Inside one of the shops named in the new lawsuits, employees continued slinging products on Tuesday morning, apparently unfazed by the city’s latest threat. Known as Broadway, the store sits one block south of the city’s first legal dispensary, which is operated by Housing Works.

An employee at Broadway said he frequently served customers who had attempted to buy cannabis from Housing Works, but they complained of long lines or a shortage of offerings.

NYC sheriff raids an illegal smoke shop in Whitestone, Queens on Jan. 24, 2023, according to a Twitter post by City Councilmember Vickie Paladino

Vickie Paladino via Twitter

“They send their customers here to buy lighters, papers, pens. They’re not fully prepared,” said the employee, who declined to give his name for fear of further angering the city law enforcement. “You cannot close 2,000 smoke shops for that one store.”

While the store had applied for a cannabis license nearly a year ago, the employee said they had largely given up hope of receiving official permission to operate. The state’s early batch of licenses are being reserved for people with past marijuana convictions or their family members.

“They play games with us,” he said. “Why not just give out the licenses and make money fast?”

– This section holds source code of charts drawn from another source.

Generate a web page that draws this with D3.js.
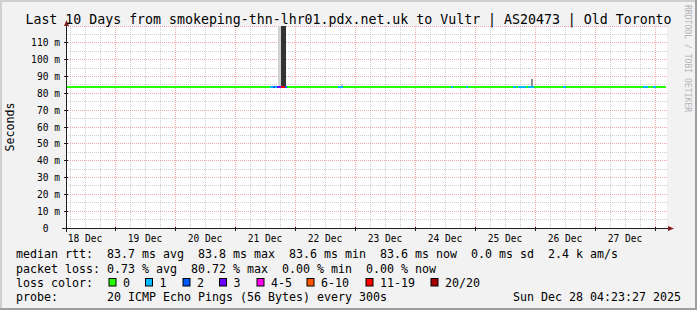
<!DOCTYPE html>
<html><head><meta charset="utf-8">
<script src="https://cdn.jsdelivr.net/npm/d3@7"></script>
<style>
html,body{margin:0;padding:0;background:#f2f2f2;}
svg{display:block;}
text{font-family:"DejaVu Sans Mono",monospace;white-space:pre;}
</style></head><body>
<script>
// ---------------- data ----------------
const titleText = "Last 10 Days from smokeping-thn-lhr01.pdx.net.uk to Vultr | AS20473 | Old Toronto";
const yAxisTitle = "Seconds";
const watermark = "RRDTOOL / TOBI OETIKER";
const timeStart = "2025-12-18T04:23:27Z";
const timeEnd   = "2025-12-28T04:23:27Z";
const yMax = 120;
const yTickValues = [0, 10, 20, 30, 40, 50, 60, 70, 80, 90, 100, 110];
const yTickLabels = ["0", "10 m", "20 m", "30 m", "40 m", "50 m", "60 m", "70 m", "80 m", "90 m", "100 m", "110 m"];
const xTickDates = ["2025-12-18T12:00:00Z","2025-12-19T12:00:00Z","2025-12-20T12:00:00Z","2025-12-21T12:00:00Z","2025-12-22T12:00:00Z",
                    "2025-12-23T12:00:00Z","2025-12-24T12:00:00Z","2025-12-25T12:00:00Z","2025-12-26T12:00:00Z","2025-12-27T12:00:00Z"];
const xTickLabels = ["18 Dec","19 Dec","20 Dec","21 Dec","22 Dec","23 Dec","24 Dec","25 Dec","26 Dec","27 Dec"];

// median rtt (ms), sampled
const medianTimes = ["2025-12-18T04:23:27Z","2025-12-18T16:00:00Z","2025-12-19T04:00:00Z","2025-12-19T16:00:00Z","2025-12-20T04:00:00Z",
  "2025-12-20T16:00:00Z","2025-12-21T04:00:00Z","2025-12-21T16:00:00Z","2025-12-22T04:00:00Z","2025-12-22T16:00:00Z",
  "2025-12-23T04:00:00Z","2025-12-23T16:00:00Z","2025-12-24T04:00:00Z","2025-12-24T16:00:00Z","2025-12-25T04:00:00Z",
  "2025-12-25T16:00:00Z","2025-12-26T04:00:00Z","2025-12-26T16:00:00Z","2025-12-27T04:00:00Z","2025-12-27T16:00:00Z","2025-12-28T04:23:27Z"];
const medianValues = [83.7,83.7,83.7,83.6,83.7,83.7,83.7,83.8,83.7,83.7,83.7,83.6,83.7,83.7,83.7,83.8,83.7,83.7,83.7,83.6,83.6];

// loss periods (pings lost out of 20)
const lossStart = ["2025-12-21T13:59:00Z","2025-12-21T15:11:00Z","2025-12-21T15:59:00Z","2025-12-21T16:47:00Z","2025-12-21T18:23:00Z",
  "2025-12-21T19:59:00Z","2025-12-22T17:11:00Z","2025-12-24T14:23:00Z","2025-12-24T20:23:00Z","2025-12-25T15:11:00Z",
  "2025-12-25T17:11:00Z","2025-12-25T21:11:00Z","2025-12-26T11:11:00Z","2025-12-27T19:11:00Z","2025-12-27T23:11:00Z"];
const lossEnd = ["2025-12-21T15:11:00Z","2025-12-21T15:59:00Z","2025-12-21T16:47:00Z","2025-12-21T18:23:00Z","2025-12-21T19:59:00Z",
  "2025-12-21T20:47:00Z","2025-12-22T19:11:00Z","2025-12-24T15:11:00Z","2025-12-24T21:11:00Z","2025-12-25T16:23:00Z",
  "2025-12-25T20:23:00Z","2025-12-25T23:35:00Z","2025-12-26T12:23:00Z","2025-12-27T21:11:00Z","2025-12-28T00:23:00Z"];
const lossCount = [1,2,1,3,16,2,1,1,1,1,1,1,1,1,1];

// smoke (rtt spread, ms)
const smokeStart = ["2025-12-21T17:11:00Z","2025-12-21T18:23:00Z","2025-12-22T18:23:00Z","2025-12-25T22:23:00Z"];
const smokeEnd   = ["2025-12-21T18:23:00Z","2025-12-21T20:23:00Z","2025-12-22T19:11:00Z","2025-12-25T23:11:00Z"];
const smokeLow   = [84, 84, 84, 84];
const smokeHigh  = [130, 130, 85.5, 88.5];
const smokeShade = ["#d2d2d2", "#333333", "#c4c4c4", "#8e8e8e"];

const lossColorLabels = ["0","1","2","3","4-5","6-10","11-19","20/20"];
const lossColorMin    = [0, 1, 2, 3, 4, 6, 11, 20];
const lossColors      = ["#26ff00","#00b8ff","#0059ff","#6a00ff","#ff00ea","#ff5500","#ff0000","#a10000"];

const legendRtt   = "median rtt:  83.7 ms avg  83.8 ms max  83.6 ms min  83.6 ms now  0.0 ms sd  2.4 k am/s";
const legendLoss  = "packet loss: 0.73 % avg  80.72 % max  0.00 % min  0.00 % now";
const legendColor = "loss color:";
const legendProbe = "probe:       20 ICMP Echo Pings (56 Bytes) every 300s";
const legendDate  = "Sun Dec 28 04:23:27 2025";

// ---------------- layout ----------------
const W = 697, H = 310;
const L = 66, R = 666, T = 26, B = 228;
const parse = s => new Date(s);

const svg = d3.select("body").append("svg").attr("width", W).attr("height", H);

// background + 3D frame
svg.append("rect").attr("x",0).attr("y",0).attr("width",W).attr("height",H).attr("fill","#f2f2f2");
svg.append("path").attr("d",`M0,0H${W}V2H2V${H}H0Z`).attr("fill","#cfcfcf");
svg.append("path").attr("d",`M${W},${H}H0V${H-2}H${W-2}V0H${W}Z`).attr("fill","#9e9e9e");

// plot canvas
svg.append("rect").attr("x",L).attr("y",T).attr("width",R-L+1).attr("height",B-T+1).attr("fill","#ffffff");

const x = d3.scaleUtc().domain([parse(timeStart), parse(timeEnd)]).range([L, R]);
const y = d3.scaleLinear().domain([0, yMax]).range([B, T]);
const px = v => Math.floor(v) + 0.5;

// grid
const grid = svg.append("g");
const t0 = parse(timeStart), t1 = parse(timeEnd);
d3.utcHour.every(6).range(t0, t1).forEach(d => {
  if (d.getUTCHours() === 0) return;
  grid.append("line").attr("x1",px(x(d))).attr("x2",px(x(d))).attr("y1",T).attr("y2",B)
    .attr("stroke","rgba(143,143,143,0.42)").attr("stroke-dasharray","1,1");
});
d3.range(5, yMax, 10).forEach(v => {
  grid.append("line").attr("x1",L).attr("x2",R+1).attr("y1",px(y(v))).attr("y2",px(y(v)))
    .attr("stroke","rgba(143,143,143,0.42)").attr("stroke-dasharray","1,1");
});
d3.utcDay.range(t0, t1).forEach(d => {
  if (+d === +d3.utcDay.floor(t0)) return;
  grid.append("line").attr("x1",px(x(d))).attr("x2",px(x(d))).attr("y1",T).attr("y2",B)
    .attr("stroke","rgba(222,79,79,0.5)").attr("stroke-dasharray","1,1");
});
yTickValues.concat([yMax]).forEach(v => {
  if (v === 0) return;
  grid.append("line").attr("x1",L).attr("x2",R+1).attr("y1",px(y(v))).attr("y2",px(y(v)))
    .attr("stroke","rgba(222,79,79,0.5)").attr("stroke-dasharray","1,1");
});

// clip
svg.append("clipPath").attr("id","plotclip").append("rect")
  .attr("x",L).attr("y",T).attr("width",R-L+1).attr("height",B-T);
const plot = svg.append("g").attr("clip-path","url(#plotclip)");

// smoke
smokeStart.forEach((s,i) => {
  const xa = x(parse(s)), xb = x(parse(smokeEnd[i]));
  plot.append("rect").attr("x",xa).attr("width",xb-xa)
    .attr("y",y(smokeHigh[i])).attr("height",y(smokeLow[i])-y(smokeHigh[i]))
    .attr("fill",smokeShade[i]).attr("shape-rendering","crispEdges");
});

// median line (green = 0 loss)
const medianData = medianTimes.map((t,i) => ({t: parse(t), v: medianValues[i]}));
const line = d3.line().x(d => x(d.t)).y(d => y(d.v)).curve(d3.curveStepAfter);
plot.append("path").datum(medianData).attr("d", line)
  .attr("fill","none").attr("stroke",lossColors[0]).attr("stroke-width",2)
  .attr("shape-rendering","crispEdges");

// loss colored segments
const medAt = t => { let v = medianValues[0]; medianData.forEach(d => { if (d.t <= t) v = d.v; }); return v; };
const lossColorOf = n => { let c = lossColors[0]; lossColorMin.forEach((m,k) => { if (n >= m) c = lossColors[k]; }); return c; };
lossStart.forEach((s,i) => {
  const ts = parse(s), te = parse(lossEnd[i]);
  const v = medAt(ts);
  plot.append("line").attr("x1",x(ts)).attr("x2",x(te)).attr("y1",y(v)).attr("y2",y(v))
    .attr("stroke",lossColorOf(lossCount[i])).attr("stroke-width",2)
    .attr("shape-rendering","crispEdges");
});

// axes
const axisCol = "#1f1f1f", arrowCol = "#801f1f";
svg.append("line").attr("x1",L-4).attr("x2",R+3).attr("y1",B+0.5).attr("y2",B+0.5).attr("stroke",axisCol);
svg.append("line").attr("x1",L+0.5).attr("x2",L+0.5).attr("y1",B+4).attr("y2",T-3).attr("stroke",axisCol);
svg.append("path").attr("d",`M${R+2},${B-2}L${R+8},${B+0.5}L${R+2},${B+3}Z`).attr("fill",arrowCol);
svg.append("path").attr("d",`M${L-2},${T}L${L+0.5},${T-6}L${L+3},${T}Z`).attr("fill",arrowCol);

// ticks
yTickValues.forEach(v => {
  svg.append("line").attr("x1",L-2).attr("x2",L+2).attr("y1",px(y(v))).attr("y2",px(y(v))).attr("stroke",axisCol);
});
d3.utcDay.range(t0, t1).forEach(d => {
  if (+d === +d3.utcDay.floor(t0)) return;
  svg.append("line").attr("x1",px(x(d))).attr("x2",px(x(d))).attr("y1",B-1).attr("y2",B+3).attr("stroke",axisCol);
});

// tick labels
const axisFont = 9.6;
yTickValues.forEach((v,i) => {
  const lab = yTickLabels[i].includes(" ") ? yTickLabels[i] : yTickLabels[i] + "  ";
  svg.append("text").attr("x",60).attr("y",y(v)+3.5).attr("text-anchor","end")
    .attr("font-size",axisFont).attr("fill","#000").text(lab);
});
xTickDates.forEach((d,i) => {
  svg.append("text").attr("x",x(parse(d))).attr("y",241.5).attr("text-anchor","middle")
    .attr("font-size",axisFont).attr("fill","#000").text(xTickLabels[i]);
});

// title
svg.append("text").attr("x",W/2).attr("y",24).attr("text-anchor","middle")
  .attr("font-size",13.25).attr("fill","#000").text(titleText);

// y axis title
svg.append("text").attr("transform",`translate(14,${(T+B)/2}) rotate(-90)`).attr("text-anchor","middle")
  .attr("font-size",11.6).attr("fill","#000").text(yAxisTitle);

// watermark
svg.append("text").attr("transform",`translate(685,5) rotate(90)`).attr("text-anchor","start")
  .attr("font-size",8.1).attr("fill","#b4b4b4").text(watermark);

// legend
const lf = 11.63;
const rows = [258.4, 272.5, 286.6, 300.7];
svg.append("text").attr("x",16).attr("y",rows[0]).attr("font-size",lf).text(legendRtt);
svg.append("text").attr("x",16).attr("y",rows[1]).attr("font-size",lf).text(legendLoss);
svg.append("text").attr("x",16).attr("y",rows[2]).attr("font-size",lf).text(legendColor);
svg.append("text").attr("x",16).attr("y",rows[3]).attr("font-size",lf).text(legendProbe);
svg.append("text").attr("x",681).attr("y",rows[3]).attr("font-size",lf).attr("text-anchor","end").text(legendDate);

const boxX = [109, 145.5, 183, 219.5, 257, 307, 366, 431];
lossColorLabels.forEach((lab,i) => {
  svg.append("rect").attr("x",boxX[i]).attr("y",278.5).attr("width",7).attr("height",7.5)
    .attr("fill",lossColors[i]).attr("stroke","#000").attr("stroke-width",1);
  svg.append("text").attr("x",boxX[i]+14).attr("y",rows[2]).attr("font-size",lf).text(lab);
});
</script>
</body></html>
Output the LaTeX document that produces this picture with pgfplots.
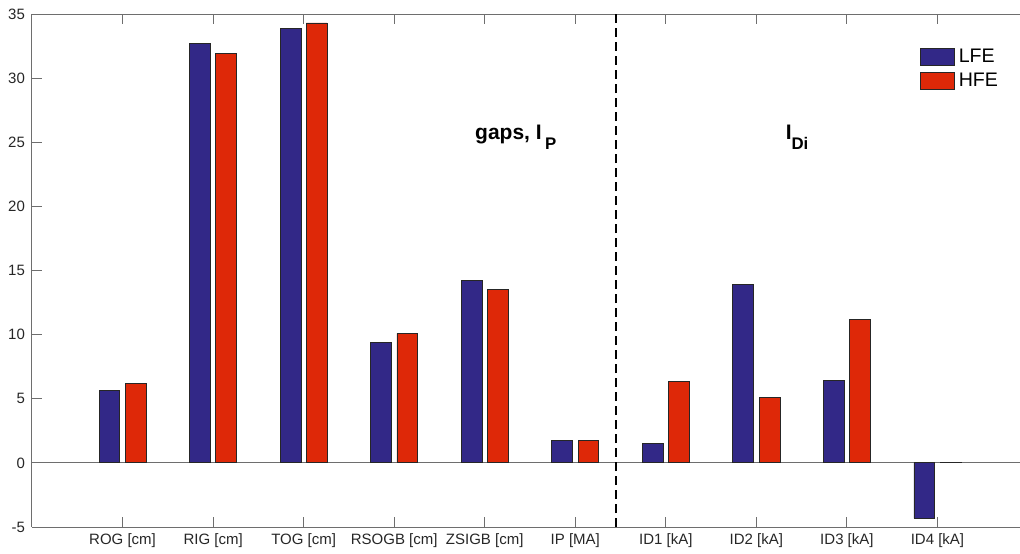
\documentclass[border=0pt]{standalone}
\usepackage{fontspec}
\setmainfont{Liberation Sans}
\usepackage{pgfplots}
\pgfplotsset{compat=1.18}
\definecolor{lfe}{RGB}{50,40,135}
\definecolor{hfe}{RGB}{222,40,8}
\definecolor{tickcol}{RGB}{38,38,38}
\definecolor{axcol}{RGB}{110,110,110}
\begin{document}
\begin{tikzpicture}
\begin{axis}[
  at={(0,0)}, anchor=south west,
  scale only axis, width=498pt, height=256.5pt,
  xmin=0, xmax=11, ymin=-5, ymax=35,
  axis y line*=left,
  axis line style={axcol, line width=0.5pt},
  every tick/.style={axcol, line width=0.5pt},
  major tick length=5pt,
  tick align=inside,
  xtick={1,...,10},
  xticklabels={ROG [cm], RIG [cm], TOG [cm], RSOGB [cm], ZSIGB [cm], IP [MA], ID1 [kA], ID2 [kA], ID3 [kA], ID4 [kA]},
  ytick={-5,0,...,35},
  /pgf/number format/assume math mode=true,
  ticklabel style={font=\fontsize{7.5}{9}\selectfont, text=tickcol},
  legend style={at={(axis cs:9.78,32.8)}, anchor=north west, draw=none, fill=none,
    font=\fontsize{9.8}{11}\selectfont, row sep=0pt, inner sep=1pt,
    legend cell align=left},
  legend image code/.code={\draw[#1] (0pt,-4.25pt) rectangle (17pt,4.25pt);},
]
\draw[axcol, line width=0.5pt] (axis cs:0,0) -- (axis cs:11,0);
\addplot[ybar, bar width=0.23, bar shift=-0.145, fill=lfe, draw=black!85, line width=0.4pt]
  coordinates {(1,5.67) (2,32.7) (3,33.9) (4,9.4) (5,14.2) (6,1.78) (7,1.52) (8,13.9) (9,6.4) (10,-4.33)};
\addlegendentry{LFE}
\addplot[ybar, bar width=0.23, bar shift=0.145, fill=hfe, draw=black!85, line width=0.4pt]
  coordinates {(1,6.2) (2,31.9) (3,34.3) (4,10.1) (5,13.5) (6,1.78) (7,6.35) (8,5.07) (9,11.2) (10,0.05)};
\addlegendentry{HFE}
\draw[black, line width=1.4pt, dash pattern=on 4.5pt off 2.5pt] (axis cs:6.45,-5) -- (axis cs:6.45,35);
\node[font=\bfseries\fontsize{10.5}{12}\selectfont, inner sep=0pt, anchor=base west] at (axis cs:4.89,25.2)
  {gaps, I\,\raisebox{-5pt}{\fontsize{8.4}{10}\selectfont P}};
\node[font=\bfseries\fontsize{10.5}{12}\selectfont, inner sep=0pt, anchor=base west] at (axis cs:8.32,25.2)
  {I\raisebox{-5pt}{\fontsize{8.4}{10}\selectfont Di}};
\end{axis}
\pgfresetboundingbox
\useasboundingbox (-16pt,-13pt) rectangle (494pt,263.5pt);
\end{tikzpicture}
\end{document}
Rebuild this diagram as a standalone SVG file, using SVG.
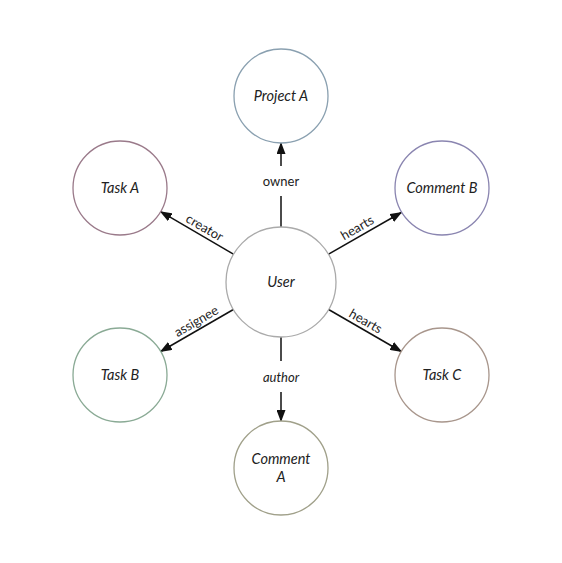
<svg xmlns="http://www.w3.org/2000/svg" width="562" height="563" viewBox="0 0 562 563">
<defs>
<style>
.node{fill:#fff;stroke-width:1.3}
.nl{font-family:Lato,"DejaVu Sans",sans-serif;font-style:italic;font-size:14.5px;fill:#222;text-anchor:middle}
.el{font-family:Lato,"DejaVu Sans",sans-serif;font-size:13px;fill:#222;text-anchor:middle}
.edge{fill:none;stroke:#111;stroke-width:1.5}
</style>
<marker id="arr" markerUnits="userSpaceOnUse" markerWidth="12" markerHeight="9" refX="11" refY="4.5" orient="auto" viewBox="0 0 12 9">
<path d="M0,0 L12,4.5 L0,9 z" fill="#111"/>
</marker>
</defs>
<rect width="562" height="563" fill="#fff"/>
<g id="edges">
<path class="edge" d="M281,227 V196 M281,166 V143" marker-end="url(#arr)"/>
<text class="el" x="281" y="186">owner</text>
<path class="edge" d="M281,337 V361 M281,392 V421" marker-end="url(#arr)"/>
<text class="el" x="281" y="382" font-style="italic">author</text>
<path class="edge" d="M233.4,254.2 L160.7,211.7" marker-end="url(#arr)"/>
<text class="el" transform="translate(197,233) rotate(30)" x="4" y="-4">creator</text>
<path class="edge" d="M328.6,254.2 L401.3,212.5" marker-end="url(#arr)"/>
<text class="el" transform="translate(365,233) rotate(-30)" x="-4" y="-4">hearts</text>
<path class="edge" d="M233.4,309.5 L160.7,351.5" marker-end="url(#arr)"/>
<text class="el" transform="translate(197,330.5) rotate(-30)" x="4" y="-4">assignee</text>
<path class="edge" d="M328.6,309.5 L401.3,351.5" marker-end="url(#arr)"/>
<text class="el" transform="translate(365,330.5) rotate(30)" x="-4" y="-4">hearts</text>
</g>
<g id="user"><circle class="node" cx="281" cy="282" r="55" stroke="#aaaaaa"/><text class="nl" x="281" y="287">User</text></g>
<g id="projectA"><circle class="node" cx="281" cy="96" r="47" stroke="#8aa0b0"/><text class="nl" x="281" y="101">Project A</text></g>
<g id="taskA"><circle class="node" cx="120" cy="188" r="47" stroke="#9a7a8a"/><text class="nl" x="120" y="193">Task A</text></g>
<g id="commentB"><circle class="node" cx="442" cy="188" r="47" stroke="#8a85b0"/><text class="nl" x="442" y="193">Comment B</text></g>
<g id="taskB"><circle class="node" cx="120" cy="375" r="47" stroke="#8aaa95"/><text class="nl" x="120" y="380">Task B</text></g>
<g id="taskC"><circle class="node" cx="442" cy="375" r="47" stroke="#a8968c"/><text class="nl" x="442" y="380">Task C</text></g>
<g id="commentA"><circle class="node" cx="281" cy="468" r="47" stroke="#a0a08a"/><text class="nl" x="281" y="464">Comment</text><text class="nl" x="281" y="482">A</text></g>
</svg>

Saint Marks Convenience has received a public nuisance complaint for allegedly selling marijuana without a license.

Jake Offenhartz

Another of the complaints names as defendants the owners of the property that houses Saint Mark’s Convenience and Smoke Shop. It states that on three separate occasions in December, an underage auxiliary police officer bought marijuana from the store. Each time, the officer went undercover in plainclothes, according to the complaint.

The lawsuit cites the city’s Nuisance Abatement Law and states all property related to the nuisance — that is, unlicensed pot sales — should be seized from the premises, and the landlords should be fined $1,000 for every day they allowed the nuisance to continue.